━━ MATERIAL
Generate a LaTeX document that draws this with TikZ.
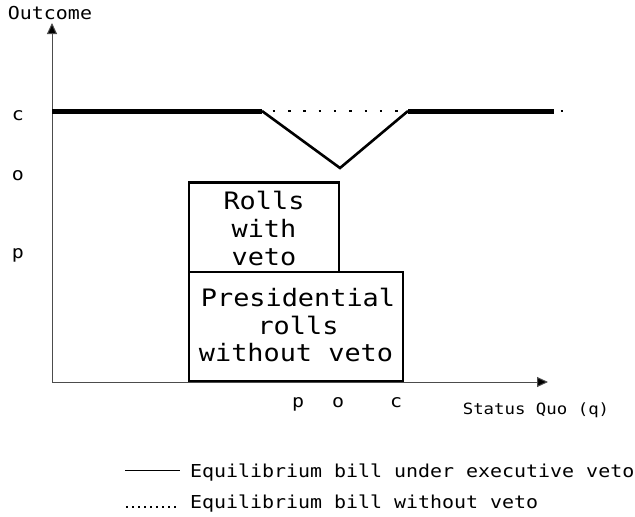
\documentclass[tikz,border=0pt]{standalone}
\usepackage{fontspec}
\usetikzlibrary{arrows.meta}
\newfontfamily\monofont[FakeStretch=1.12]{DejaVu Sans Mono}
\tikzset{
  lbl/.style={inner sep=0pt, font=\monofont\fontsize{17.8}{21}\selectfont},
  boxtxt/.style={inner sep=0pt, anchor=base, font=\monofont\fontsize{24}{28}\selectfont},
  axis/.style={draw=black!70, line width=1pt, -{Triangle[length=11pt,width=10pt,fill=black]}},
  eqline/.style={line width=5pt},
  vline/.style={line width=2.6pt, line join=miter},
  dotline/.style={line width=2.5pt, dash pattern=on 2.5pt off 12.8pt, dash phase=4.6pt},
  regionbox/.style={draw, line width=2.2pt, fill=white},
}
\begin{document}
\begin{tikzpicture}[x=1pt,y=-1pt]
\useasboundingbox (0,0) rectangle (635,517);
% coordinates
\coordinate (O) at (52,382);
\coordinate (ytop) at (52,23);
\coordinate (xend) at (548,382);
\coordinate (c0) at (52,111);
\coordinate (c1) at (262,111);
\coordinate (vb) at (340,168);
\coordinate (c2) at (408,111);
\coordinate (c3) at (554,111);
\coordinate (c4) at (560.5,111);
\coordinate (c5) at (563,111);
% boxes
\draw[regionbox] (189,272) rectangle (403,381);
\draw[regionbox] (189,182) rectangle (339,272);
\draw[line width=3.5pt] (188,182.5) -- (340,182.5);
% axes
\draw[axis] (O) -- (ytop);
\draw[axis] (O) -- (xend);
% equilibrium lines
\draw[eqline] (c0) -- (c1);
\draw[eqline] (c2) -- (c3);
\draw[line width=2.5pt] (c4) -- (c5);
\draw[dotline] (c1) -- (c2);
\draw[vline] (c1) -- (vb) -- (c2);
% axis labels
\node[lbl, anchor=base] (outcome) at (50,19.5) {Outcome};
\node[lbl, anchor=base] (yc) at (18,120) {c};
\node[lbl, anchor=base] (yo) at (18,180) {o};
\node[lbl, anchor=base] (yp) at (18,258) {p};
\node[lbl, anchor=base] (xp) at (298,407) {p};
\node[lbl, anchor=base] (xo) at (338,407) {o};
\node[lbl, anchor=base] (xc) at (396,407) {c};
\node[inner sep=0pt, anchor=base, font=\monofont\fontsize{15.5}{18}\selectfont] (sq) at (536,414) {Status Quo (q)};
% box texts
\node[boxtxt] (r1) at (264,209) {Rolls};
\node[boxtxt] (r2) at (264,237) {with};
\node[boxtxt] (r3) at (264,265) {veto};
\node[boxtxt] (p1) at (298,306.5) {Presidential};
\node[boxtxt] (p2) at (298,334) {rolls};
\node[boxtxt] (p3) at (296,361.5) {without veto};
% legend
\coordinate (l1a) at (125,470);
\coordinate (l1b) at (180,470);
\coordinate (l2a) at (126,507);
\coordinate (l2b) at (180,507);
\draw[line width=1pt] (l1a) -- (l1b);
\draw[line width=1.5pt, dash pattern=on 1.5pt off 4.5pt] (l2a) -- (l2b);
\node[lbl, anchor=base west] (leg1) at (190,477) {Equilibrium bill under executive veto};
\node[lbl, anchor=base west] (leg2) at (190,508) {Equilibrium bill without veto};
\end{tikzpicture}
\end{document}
━━━━
Write the listing out a second time exactly, dropping all images.

Generate a LaTeX document that draws this with TikZ.
\documentclass[tikz,border=0pt]{standalone}
\usepackage{fontspec}
\usetikzlibrary{arrows.meta}
\newfontfamily\monofont[FakeStretch=1.12]{DejaVu Sans Mono}
\tikzset{
  lbl/.style={inner sep=0pt, font=\monofont\fontsize{17.8}{21}\selectfont},
  boxtxt/.style={inner sep=0pt, anchor=base, font=\monofont\fontsize{24}{28}\selectfont},
  axis/.style={draw=black!70, line width=1pt, -{Triangle[length=11pt,width=10pt,fill=black]}},
  eqline/.style={line width=5pt},
  vline/.style={line width=2.6pt, line join=miter},
  dotline/.style={line width=2.5pt, dash pattern=on 2.5pt off 12.8pt, dash phase=4.6pt},
  regionbox/.style={draw, line width=2.2pt, fill=white},
}
\begin{document}
\begin{tikzpicture}[x=1pt,y=-1pt]
\useasboundingbox (0,0) rectangle (635,517);
% coordinates
\coordinate (O) at (52,382);
\coordinate (ytop) at (52,23);
\coordinate (xend) at (548,382);
\coordinate (c0) at (52,111);
\coordinate (c1) at (262,111);
\coordinate (vb) at (340,168);
\coordinate (c2) at (408,111);
\coordinate (c3) at (554,111);
\coordinate (c4) at (560.5,111);
\coordinate (c5) at (563,111);
% boxes
\draw[regionbox] (189,272) rectangle (403,381);
\draw[regionbox] (189,182) rectangle (339,272);
\draw[line width=3.5pt] (188,182.5) -- (340,182.5);
% axes
\draw[axis] (O) -- (ytop);
\draw[axis] (O) -- (xend);
% equilibrium lines
\draw[eqline] (c0) -- (c1);
\draw[eqline] (c2) -- (c3);
\draw[line width=2.5pt] (c4) -- (c5);
\draw[dotline] (c1) -- (c2);
\draw[vline] (c1) -- (vb) -- (c2);
% axis labels
\node[lbl, anchor=base] (outcome) at (50,19.5) {Outcome};
\node[lbl, anchor=base] (yc) at (18,120) {c};
\node[lbl, anchor=base] (yo) at (18,180) {o};
\node[lbl, anchor=base] (yp) at (18,258) {p};
\node[lbl, anchor=base] (xp) at (298,407) {p};
\node[lbl, anchor=base] (xo) at (338,407) {o};
\node[lbl, anchor=base] (xc) at (396,407) {c};
\node[inner sep=0pt, anchor=base, font=\monofont\fontsize{15.5}{18}\selectfont] (sq) at (536,414) {Status Quo (q)};
% box texts
\node[boxtxt] (r1) at (264,209) {Rolls};
\node[boxtxt] (r2) at (264,237) {with};
\node[boxtxt] (r3) at (264,265) {veto};
\node[boxtxt] (p1) at (298,306.5) {Presidential};
\node[boxtxt] (p2) at (298,334) {rolls};
\node[boxtxt] (p3) at (296,361.5) {without veto};
% legend
\coordinate (l1a) at (125,470);
\coordinate (l1b) at (180,470);
\coordinate (l2a) at (126,507);
\coordinate (l2b) at (180,507);
\draw[line width=1pt] (l1a) -- (l1b);
\draw[line width=1.5pt, dash pattern=on 1.5pt off 4.5pt] (l2a) -- (l2b);
\node[lbl, anchor=base west] (leg1) at (190,477) {Equilibrium bill under executive veto};
\node[lbl, anchor=base west] (leg2) at (190,508) {Equilibrium bill without veto};
\end{tikzpicture}
\end{document}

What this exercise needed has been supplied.